Mar 15, 2011

Foucault on solidarity


Thanks to Wes for pointing me to this, previously posted here.

We are just private individuals here, with no other grounds for speaking, or for speaking together, than a certain shared difficulty in enduring what is taking place.

Of course, we accept the obvious fact that there's not much that we can do about the reasons why some men and women would rather leave their country than live in it. The fact is beyond our reach.

Who appointed us, then? No one. And that is precisely what constitutes our right. It seems to me that we need to bear in mind three principles that, I believe, guide this initiative, and many others that have preceded it: the Ile-de-Lumiere, Cape Anamour, the Airplane for El Salvador, Terre des Hommes, Amnesty International.

1. There exists an international citizenship that has its rights and its duties, and that obliges one to speak out against every abuse of power, whoever its author, whoever its victims. After all, we are all members of the community of the governed, and thereby obliged to show mutual solidarity.

2. Because they claim to be concerned with the welfare of societies, governments arrogate to themselves the right to pass off as profit or loss the human unhappiness that their decisions provoke or their negligence permits. It is a duty of this international citizenship to always bring the testimony of people's suffering to the eyes and ears of governments, sufferings for which it's untrue that they are not responsible. The suffering of men must never be a silent residue of policy. It grounds an absolute right to stand up and speak to those who hold power.
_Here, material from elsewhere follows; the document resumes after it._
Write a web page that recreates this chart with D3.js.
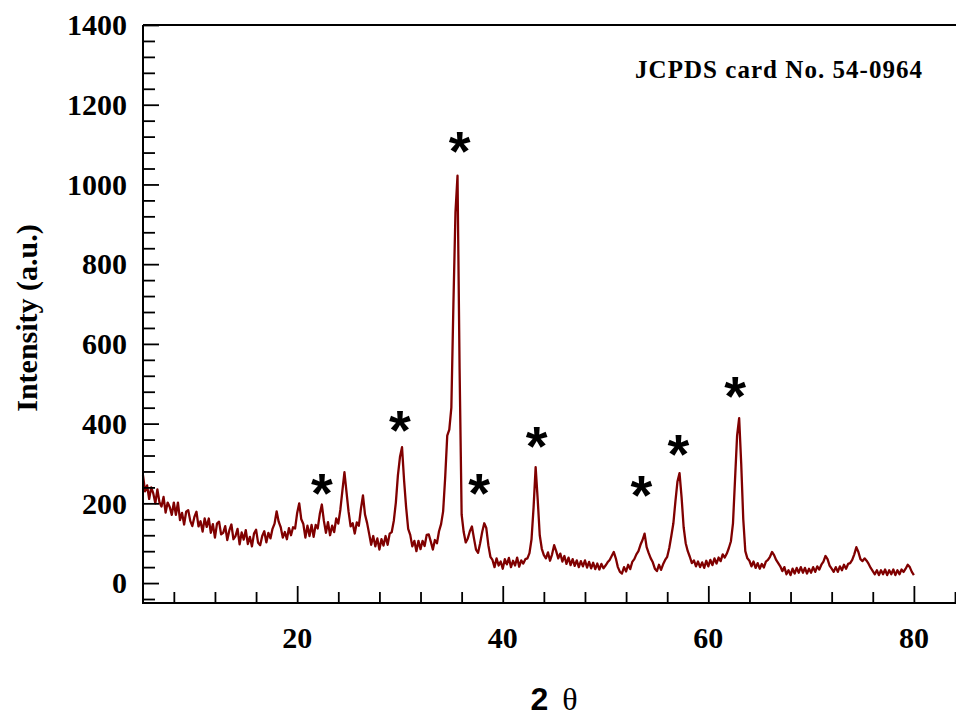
<!DOCTYPE html>
<html><head><meta charset="utf-8">
<script src="https://cdn.jsdelivr.net/npm/d3@7/dist/d3.min.js"></script>
<style>body{margin:0;background:#fff}svg{display:block}</style>
</head><body>
<svg id="chart" width="956" height="718"></svg>
<script>
// ---- data ----
const startAngle = 5.0;
const stepAngle = 0.2;
const intensity = [
270,230,245,211,240,225,200,235,203,192,
216,177,202,191,171,202,171,202,158,176,
147,179,183,156,143,166,179,142,155,129,
162,141,162,126,148,114,149,154,122,126,
143,108,132,147,110,118,136,97,127,109,
133,98,116,92,124,134,101,95,118,130,
102,126,112,136,149,180,154,140,114,128,
110,138,120,140,137,176,200,160,148,114,
144,118,146,116,146,137,173,197,156,126,
153,120,144,128,162,149,184,232,278,228,
179,142,150,124,152,144,186,220,172,151,
124,96,118,92,112,84,110,94,118,96,
124,128,156,202,270,316,341,258,190,136,
121,92,106,80,106,85,106,93,121,122,
104,84,108,100,130,148,180,265,370,385,
440,700,930,1022,540,172,128,102,112,130,
142,112,84,76,100,128,150,138,95,66,
58,40,62,44,54,36,60,47,63,40,
56,44,64,41,57,49,60,62,75,110,
190,291,210,120,86,70,62,77,56,72,
95,80,62,74,54,68,48,64,45,60,
43,57,40,55,42,57,39,53,37,51,
35,49,34,48,37,44,52,58,68,78,
62,40,28,24,40,29,46,35,53,60,
72,80,96,108,124,90,75,62,52,36,
30,46,33,47,58,66,88,118,150,205,
255,276,215,140,100,80,66,50,57,42,
54,40,52,38,56,42,58,45,62,49,
64,55,72,64,74,88,105,150,260,370,
414,300,160,80,62,56,42,54,38,50,
36,48,39,54,58,66,78,70,58,50,
42,30,40,22,32,20,36,24,38,26,
40,26,38,24,36,26,40,28,42,34,
46,54,68,60,44,36,28,40,28,42,
32,46,36,48,50,58,72,90,78,60,
55,62,56,48,38,30,22,32,20,32,
22,34,20,32,22,34,20,32,22,34,
28,36,46,40,28,20
];
const xTickLabels = [20, 40, 60, 80];
const yTickLabels = [0, 200, 400, 600, 800, 1000, 1200, 1400];
const peakMarkAngle = [22.4, 30.0, 35.8, 37.7, 43.3, 53.5, 57.1, 62.6];
const peakMarkLevel = [246, 404, 1104, 246, 364, 241, 344, 489];
const cardLabel = "JCPDS card No. 54-0964";
const xTitleNum = "2";
const xTitleSym = "θ";
const yTitle = "Intensity (a.u.)";

// ---- layout ----
const svg = d3.select("#chart");
const L = 143, T = 25, R = 955, B = 603;
const x = d3.scaleLinear().domain([5, 84]).range([L, R]);
const y = d3.scaleLinear().domain([-50, 1400]).range([B, T]);
const serif = "'Liberation Serif','Times New Roman',serif";
const sans = "'Liberation Sans',Arial,sans-serif";

const pts = intensity.map((v, i) => [startAngle + i * stepAngle, v]);

// curve
svg.append("path")
  .datum(pts)
  .attr("fill", "none")
  .attr("stroke", "#800000")
  .attr("stroke-width", 2.3)
  .attr("stroke-linejoin", "round")
  .attr("d", d3.line().x(d => x(d[0])).y(d => y(d[1])));

// minor ticks
const yMinor = d3.range(-40, 1400, 40).filter(v => v % 200 !== 0);
const xMinor = d3.range(8, 85, 4).filter(v => v % 20 !== 0);

const yAxis = d3.axisRight(y).tickValues(yTickLabels).tickSize(16).tickFormat("");
const yAxisMinor = d3.axisRight(y).tickValues(yMinor).tickSize(12).tickFormat("");
const xAxis = d3.axisTop(x).tickValues(xTickLabels).tickSize(17).tickFormat("");
const xAxisMinor = d3.axisTop(x).tickValues(xMinor).tickSize(11).tickFormat("");

function styleAxis(g) {
  g.select(".domain").remove();
  g.selectAll("line").attr("stroke", "#000").attr("stroke-width", 1.8);
}
svg.append("g").attr("transform", `translate(${L},0)`).call(yAxis).call(styleAxis);
svg.append("g").attr("transform", `translate(${L},0)`).call(yAxisMinor).call(styleAxis);
svg.append("g").attr("transform", `translate(0,${B})`).call(xAxis).call(styleAxis);
svg.append("g").attr("transform", `translate(0,${B})`).call(xAxisMinor).call(styleAxis);

// frame
svg.append("path")
  .attr("d", `M${L},${T}H956M${L},${T}V${B}H956`)
  .attr("fill", "none").attr("stroke", "#000").attr("stroke-width", 2);

// tick labels
svg.append("g").selectAll("text").data(yTickLabels).join("text")
  .attr("x", 127).attr("y", d => y(d)).attr("dy", "0.34em")
  .attr("text-anchor", "end")
  .attr("font-family", serif).attr("font-weight", "bold").attr("font-size", 30)
  .text(d => d);
svg.append("g").selectAll("text").data(xTickLabels).join("text")
  .attr("x", d => x(d)).attr("y", 648)
  .attr("text-anchor", "middle")
  .attr("font-family", serif).attr("font-weight", "bold").attr("font-size", 30)
  .text(d => d);

// axis titles
svg.append("text")
  .attr("transform", "translate(37,318) rotate(-90)")
  .attr("text-anchor", "middle")
  .attr("font-family", serif).attr("font-weight", "bold").attr("font-size", 30)
  .text(yTitle);
const xt = svg.append("text").attr("x", 554).attr("y", 710).attr("text-anchor", "middle");
xt.append("tspan").attr("font-family", sans).attr("font-weight", "bold").attr("font-size", 32).text(xTitleNum);
xt.append("tspan").attr("font-family", serif).attr("font-size", 32).attr("dx", 14).text(xTitleSym);

// card annotation
svg.append("text")
  .attr("x", 635).attr("y", 78)
  .attr("font-family", serif).attr("font-weight", "bold").attr("font-size", 25)
  .attr("textLength", 287).attr("lengthAdjust", "spacing")
  .text(cardLabel);

// peak markers
svg.append("g").selectAll("text").data(peakMarkAngle).join("text")
  .attr("x", d => x(d))
  .attr("y", (d, i) => y(peakMarkLevel[i]) + 27)
  .attr("text-anchor", "middle")
  .attr("font-family", sans).attr("font-weight", "bold").attr("font-size", 56)
  .text("*");
</script>
</body></html>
3. We must reject the division of labor so often proposed to us: individuals can get indignant and talk; governments will reflect and act. It's true that good governments appreciate the holy indignation of the governed, provided it remains lyrical. I think we need to be aware that very often it is those who govern who talk, are capable only of talking, and want only to talk. Experience shows that one can and must refuse the theatrical role of pure and simple indignation that is proposed to us. Amnesty International, Terre des Hommes, and Medecins du monde and initiatives that have created this new right-- that of private individuals to effectively intervene in the sphere of international policy and strategy. The will of individuals must make a place for itself in a reality of which governments have attempted to reserve a monopoly for themselves, that monopoly which we need to wrest from them little by little and day by day.

-Michel Foucault (1984)
On the occassion of the announcement in Geneva of the creation of an International Committee against Piracy

1 comment:

Sara Koopman said...

correction, or perhaps addition, I've seen this cited elswhere as being a speech addressed to a rally of solidarity with the Vietnamese “boat people” in 1981, which makes more sense.